Fédor Dostoievski : l ’arbre de Noël et le mariage

 

A priori qu’y a-t-il de commun entre un arbre de Noël et un mariage ? C’est ce que va nous expliquer Dostoievski dans cette nouvelle qui ne manque pas de cruauté.

Le narrateur assiste à une fête donnée à l’occasion de Noël par un homme d’affaires. Cette réunion qui rassemble les enfants autour de l’arbre est, en fait, un prétexte pour les pères de discuter de leurs  affaires et le narrateur, peu intéressé, se retire dans un petit salon, derrière un massif de plantes qui lui permet d’observer sans être vu.
C’est la position idéale pour l’écrivain qui y va de sa verve satirique. Il y a l’invité de marque, Julian Mastakovitch, que l’on entoure de prévenances, que tous flattent  :  « un homme bien nourri, tout rouge de figure, avec une ventre rond sur des cuisses très grasses. »

Il y a aussi l’invité dont personne ne se soucie et qui  « était obligé pour se donner une contenance, de lisser ses favoris, d’ailleurs fort beaux. Mais il le faisait avec tant d’application qu’on aurait pu croire que les favoris étaient venus au monde d’abord et qu’ensuite on avait désigné ce monsieur pour les lisser »

J’adore ce genre de détail qui fait tout le sel de la nouvelle et porte la griffe d’un grand écrivain. Ou encore les petites notations sociales qui indiquent le rang des enfants et témoigne de la hiérarchie toujours marquée même en ce jour de fête chrétienne ! 

« la fillette aux trois cent mille roubles de dot reçut la plus belle poupée …  et ainsi de suite : la valeur du jouet diminuant en proportion de la moindre importance pécuniaire des parents »

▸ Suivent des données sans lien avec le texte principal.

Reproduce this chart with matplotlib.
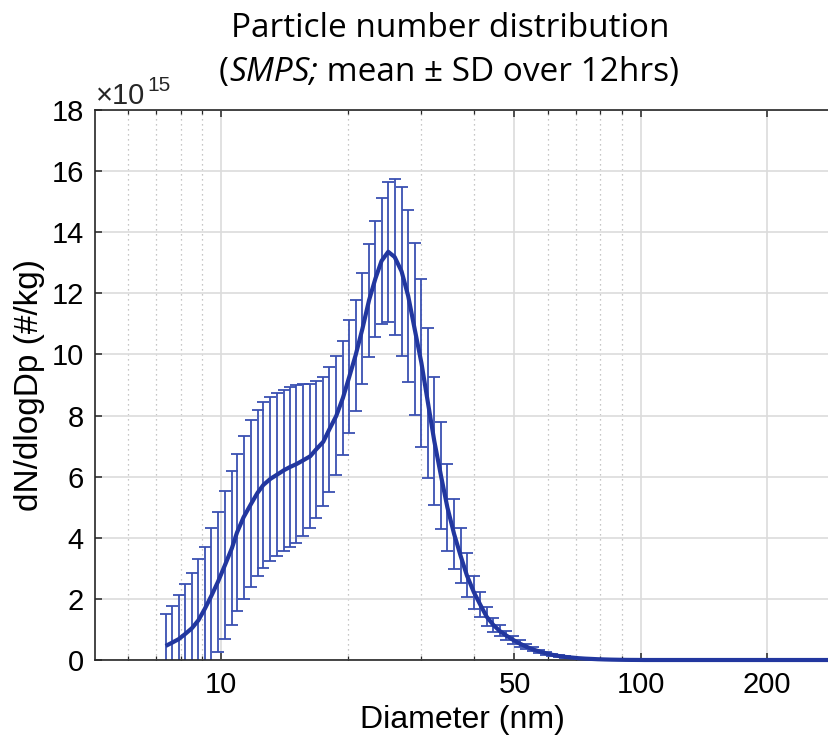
import matplotlib
matplotlib.use('Agg')
import matplotlib.pyplot as plt
from matplotlib.ticker import FixedLocator, NullFormatter, FixedFormatter

# SMPS channel midpoints (64 channels / decade)
diameter_nm = [7.37, 7.64, 7.91, 8.20, 8.51, 8.82, 9.14, 9.47, 9.82, 10.2,
               10.6, 10.9, 11.3, 11.8, 12.2, 12.6, 13.1, 13.6, 14.1, 14.6,
               15.1, 15.7, 16.3, 16.8, 17.5, 18.1, 18.8, 19.5, 20.2, 20.9,
               21.7, 22.5, 23.3, 24.1, 25.0, 25.9, 26.9, 27.9, 28.9, 30.0,
               31.1, 32.2, 33.4, 34.6, 35.9, 37.2, 38.5, 40.0, 41.4, 42.9,
               44.5, 46.1, 47.8, 49.6, 51.4, 53.3, 55.2, 57.3, 59.4, 61.5,
               63.8, 66.1, 68.5, 71.0, 73.7, 76.4, 79.1, 82.0, 85.1, 88.2,
               91.4, 94.7, 98.2, 101.8, 105.5, 109.4, 113.4, 117.6, 121.9, 126.3,
               131.0, 135.8, 140.7, 145.9, 151.2, 156.8, 162.5, 168.5, 174.7, 181.1,
               187.7, 194.6, 201.7, 209.1, 216.7, 224.7, 232.9, 241.4, 250.3, 259.5,
               269.0, 278.8, 289.0]

# dN/dlogDp in units of 1e15 #/kg
mean_dndlogdp = [0.46, 0.57, 0.68, 0.85, 1.04, 1.30, 1.68, 2.10, 2.56, 3.10,
                 3.66, 4.17, 4.67, 5.13, 5.47, 5.73, 5.93, 6.07, 6.21, 6.32,
                 6.41, 6.54, 6.67, 6.88, 7.14, 7.55, 7.99, 8.58, 9.28, 9.97,
                 10.84, 11.77, 12.48, 13.06, 13.36, 13.19, 12.72, 11.91, 10.84, 9.72,
                 8.41, 7.16, 6.03, 4.99, 4.12, 3.41, 2.77, 2.22, 1.82, 1.42,
                 1.15, 0.95, 0.80, 0.66, 0.54, 0.44, 0.35, 0.28, 0.22, 0.17,
                 0.13, 0.10, 0.08, 0.06, 0.045, 0.035, 0.025, 0.018, 0.012, 0.008,
                 0.005, 0.003, 0.002, 0.0, 0.0, 0.0, 0.0, 0.0, 0.0, 0.0,
                 0.0, 0.0, 0.0, 0.0, 0.0, 0.0, 0.0, 0.0, 0.0, 0.0,
                 0.0, 0.0, 0.0, 0.0, 0.0, 0.0, 0.0, 0.0, 0.0, 0.0,
                 0.0, 0.0, 0.0]

sd_dndlogdp = [1.04, 1.20, 1.45, 1.64, 1.82, 1.99, 2.01, 2.21, 2.29, 2.42,
               2.51, 2.57, 2.66, 2.73, 2.72, 2.72, 2.69, 2.67, 2.63, 2.63,
               2.59, 2.48, 2.36, 2.24, 2.11, 2.04, 1.95, 1.87, 1.85, 1.81,
               1.81, 1.84, 1.90, 2.07, 2.29, 2.55, 2.76, 2.82, 2.82, 2.74,
               2.44, 2.09, 1.75, 1.42, 1.14, 0.90, 0.72, 0.54, 0.42, 0.31,
               0.23, 0.18, 0.15, 0.12, 0.10, 0.08, 0.065, 0.05, 0.04, 0.03,
               0.025, 0.02, 0.015, 0.01, 0.008, 0.006, 0.005, 0.004, 0.003, 0.002,
               0.001, 0.001]

x_ticks = [10, 50, 100, 200]
x_ticklabels = ['10', '50', '100', '200']
x_minor = [6, 7, 8, 9, 20, 30, 40, 60, 70, 80, 90, 300]
y_ticks = [0, 2, 4, 6, 8, 10, 12, 14, 16, 18]

line_col = '#22379f'
err_col = '#3a50b2'
W, H = 829, 741

plt.rcParams['font.family'] = ['Liberation Sans', 'DejaVu Sans']

fig = plt.figure(figsize=(W / 100, H / 100), dpi=100)
ax = fig.add_axes([95 / W, (H - 660) / H, (W - 95) / W, 550 / H])

n_err = len(sd_dndlogdp)
ax.errorbar(diameter_nm[:n_err], mean_dndlogdp[:n_err], yerr=sd_dndlogdp,
            fmt='none', ecolor=err_col, elinewidth=1.3, capsize=4.5,
            capthick=1.3, zorder=2)
ax.plot(diameter_nm, mean_dndlogdp, color=line_col, lw=3.0, zorder=4,
        clip_on=False, solid_capstyle='butt')

ax.set_xscale('log')
ax.set_xlim(5, 281)
ax.set_ylim(0, 18)
ax.xaxis.set_major_locator(FixedLocator(x_ticks))
ax.xaxis.set_major_formatter(FixedFormatter(x_ticklabels))
ax.xaxis.set_minor_locator(FixedLocator(x_minor))
ax.xaxis.set_minor_formatter(NullFormatter())
ax.set_yticks(y_ticks)

ax.grid(True, which='major', color='#dcdcdc', lw=1.2)
ax.grid(True, which='minor', axis='x', color='#b4b4b4', lw=0.9, ls=(0, (1, 3)))
ax.set_axisbelow(True)

ax.spines['right'].set_visible(False)
for s in ['left', 'bottom', 'top']:
    ax.spines[s].set_color('#262626')
    ax.spines[s].set_linewidth(1.2)
ax.tick_params(which='both', direction='in', top=True, right=False,
               colors='#262626', labelsize=21, pad=8)
ax.tick_params(which='major', length=5, width=1.1)
ax.tick_params(which='minor', length=3, width=0.9)
for lab in ax.get_xticklabels() + ax.get_yticklabels():
    lab.set_color('black')

ax.set_xlabel('Diameter (nm)', fontsize=23, labelpad=4)
ax.set_ylabel('dN/dlogDp (#/kg)', fontsize=24, labelpad=5)

# title, two lines, "SMPS;" in italic
tfont = ['Open Sans', 'DejaVu Sans']
tsize = 24
fig.text(450 / W, 1 - 37 / H, 'Particle number distribution', family=tfont,
         fontsize=tsize, ha='center', va='baseline')
pieces = [('(', 'normal'), ('SMPS;', 'italic'), (' mean ± SD over 12hrs)', 'normal')]
objs = []
for txt, st in pieces:
    t = fig.text(0, 1 - 81 / H, txt, family=tfont, style=st, fontsize=tsize,
                 ha='left', va='baseline')
    objs.append(t)

# exponent label above the y axis
ex_base = fig.text(96 / W, 1 - 104 / H, '\u00d710', fontsize=21,
                   color='#262626', ha='left', va='baseline')
ex_sup = fig.text(0, 1 - 91 / H, '15', fontsize=15, color='#262626',
                  ha='left', va='baseline')

fig.canvas.draw()
rend = fig.canvas.get_renderer()
widths = [o.get_window_extent(rend).width for o in objs]
x0 = 449 - sum(widths) / 2
for o, w in zip(objs, widths):
    o.set_x(x0 / W)
    x0 += w
ex_sup.set_x((ex_base.get_window_extent(rend).x1 + 2) / W)

fig.savefig('out.png', dpi=100)
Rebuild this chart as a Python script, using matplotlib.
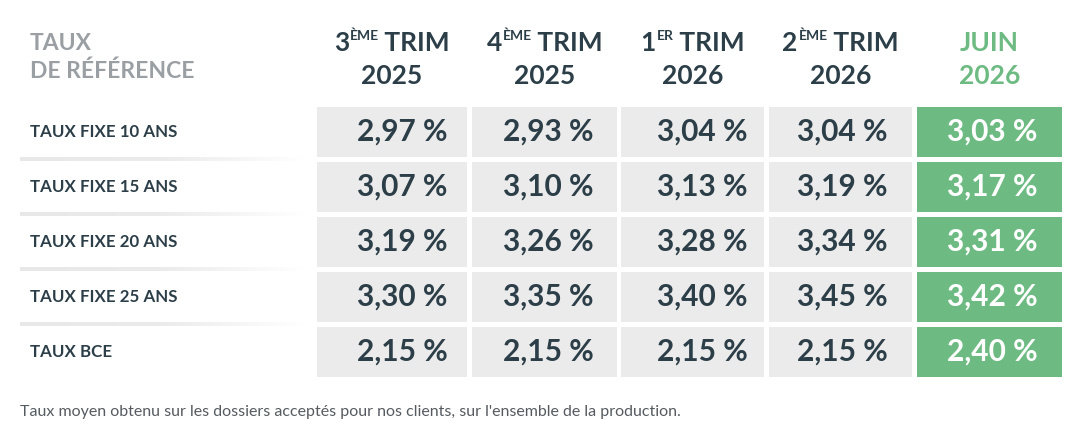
import matplotlib
matplotlib.use("Agg")
import matplotlib.pyplot as plt
import numpy as np

# data
row_labels = ["TAUX FIXE 10 ANS", "TAUX FIXE 15 ANS", "TAUX FIXE 20 ANS",
              "TAUX FIXE 25 ANS", "TAUX BCE"]
col_main = ["3", "4", "1", "2", "JUIN"]
col_sup = ["ÈME", "ÈME", "ER", "ÈME", ""]
col_year = ["2025", "2025", "2026", "2026", "2026"]
rates = [
    [2.97, 2.93, 3.04, 3.04, 3.03],
    [3.07, 3.10, 3.13, 3.19, 3.17],
    [3.19, 3.26, 3.28, 3.34, 3.31],
    [3.30, 3.35, 3.40, 3.45, 3.42],
    [2.15, 2.15, 2.15, 2.15, 2.40],
]
corner_title = ["TAUX", "DE RÉFÉRENCE"]
footnote = "Taux moyen obtenu sur les dossiers acceptés pour nos clients, sur l'ensemble de la production."

# layout (pixels)
W, H = 1092, 436
col_left = [317, 472, 621, 769, 917]
col_width = [150, 145, 143, 143, 145]
val_x = [402, 548, 702, 842, 992]
row_top = [107, 162, 217, 272, 327]
row_h = 50

DARK = "#2c3e48"
GREY_TXT = "#9a9fa4"
GREEN = "#6dbb83"
CELL = "#ebebeb"
FONT = "Lato"
HEAD_FS = 19

fig = plt.figure(figsize=(W / 100, H / 100), dpi=100)
ax = fig.add_axes([0, 0, 1, 1])
ax.set_xlim(0, W)
ax.set_ylim(H, 0)
ax.axis("off")

# corner title
ax.text(30, 44, corner_title[0], color=GREY_TXT, fontsize=16.5, fontweight="bold",
        family=FONT, va="center", ha="left")
ax.text(30, 71, corner_title[1], color=GREY_TXT, fontsize=16.5, fontweight="bold",
        family=FONT, va="center", ha="left")

fig.canvas.draw()
renderer = fig.canvas.get_renderer()


def width_px(t):
    return t.get_window_extent(renderer=renderer).width


# column headers
for j in range(len(col_main)):
    cx = col_left[j] + col_width[j] / 2
    color = GREEN if j == len(col_main) - 1 else DARK
    if col_sup[j]:
        p1 = ax.text(0, 43, col_main[j], color=color, fontsize=HEAD_FS, fontweight="bold",
                     family=FONT, va="center", ha="left")
        p2 = ax.text(0, 36, col_sup[j], color=color, fontsize=10, fontweight="bold",
                     family=FONT, va="center", ha="left")
        p3 = ax.text(0, 43, " TRIM", color=color, fontsize=HEAD_FS, fontweight="bold",
                     family=FONT, va="center", ha="left")
        w1, w2, w3 = width_px(p1), width_px(p2), width_px(p3)
        x0 = cx - (w1 + w2 + w3) / 2
        p1.set_x(x0)
        p2.set_x(x0 + w1 + 1)
        p3.set_x(x0 + w1 + w2)
    else:
        ax.text(cx, 43, col_main[j], color=color, fontsize=HEAD_FS, fontweight="bold",
                family=FONT, va="center", ha="center")
    ax.text(cx, 76, col_year[j], color=color, fontsize=HEAD_FS, fontweight="bold",
            family=FONT, va="center", ha="center")

# separators with fading gradient
grad = np.linspace(0, 1, 256).reshape(1, -1)
sep_cmap = matplotlib.colors.LinearSegmentedColormap.from_list(
    "sep", ["#e8e8e8", "#ebebeb", "#ffffff"])
for i in range(len(row_labels) - 1):
    y = row_top[i] + row_h + 2.5
    ax.imshow(grad, cmap=sep_cmap, extent=(20, 305, y + 2, y - 2),
              aspect="auto", interpolation="bilinear", zorder=1)
ax.set_xlim(0, W)
ax.set_ylim(H, 0)

# rows
for i, lab in enumerate(row_labels):
    cy = row_top[i] + row_h / 2
    ax.text(30, cy, lab, color=DARK, fontsize=12.2, fontweight="bold",
            family=FONT, va="center", ha="left")
    for j, v in enumerate(rates[i]):
        last = j == len(rates[i]) - 1
        ax.add_patch(plt.Rectangle((col_left[j], row_top[i]), col_width[j], row_h,
                                   facecolor=GREEN if last else CELL, edgecolor="none",
                                   zorder=2))
        s = f"{v:.2f}".replace(".", ",") + " %"
        ax.text(val_x[j], cy, s,
                color="white" if last else DARK, fontsize=21.5, fontweight="bold",
                family=FONT, va="center", ha="center", zorder=3)

ax.text(20, 412, footnote, color="#555b60", fontsize=11.5, family=FONT,
        va="center", ha="left")

fig.savefig("out.png", dpi=100, facecolor="white")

La fillette (qui a 11 ans) vient se réfugier dans le salon avec sa poupée où notre narrateur est toujours dissimulé. Un garçon pauvre, modestement vêtu, qui n’a reçu qu’un petit cadeau et est rejeté par les autres, vient la rejoindre. C’est le fils de l’institutrice.
Mais soudain l’invité de marque, Julian Mastakovitch, s’introduit dans le salon et comptant à voix haute, calcule à combien montera la dot de la petite fille lorsqu’elle sera en âge de se marier, à seize ans. Puis il se dirige vers l’enfant et cherche à  l’embrasser  : « il se pouvait que le calcul sur les doigts l’ayant séduit, il eut agi comme un gamin en voulant aborder l’objet de ses rêves qui ne pouvaient devenir réalité que dans cinq ans. ».

La concupiscence de cet « homme respectable » qui passe sa honte et sa colère du refus de la fillette sur le fils de l’institutrice en dit long sur ses intentions et éclaire le titre. Mais je vous laisse découvrir la suite.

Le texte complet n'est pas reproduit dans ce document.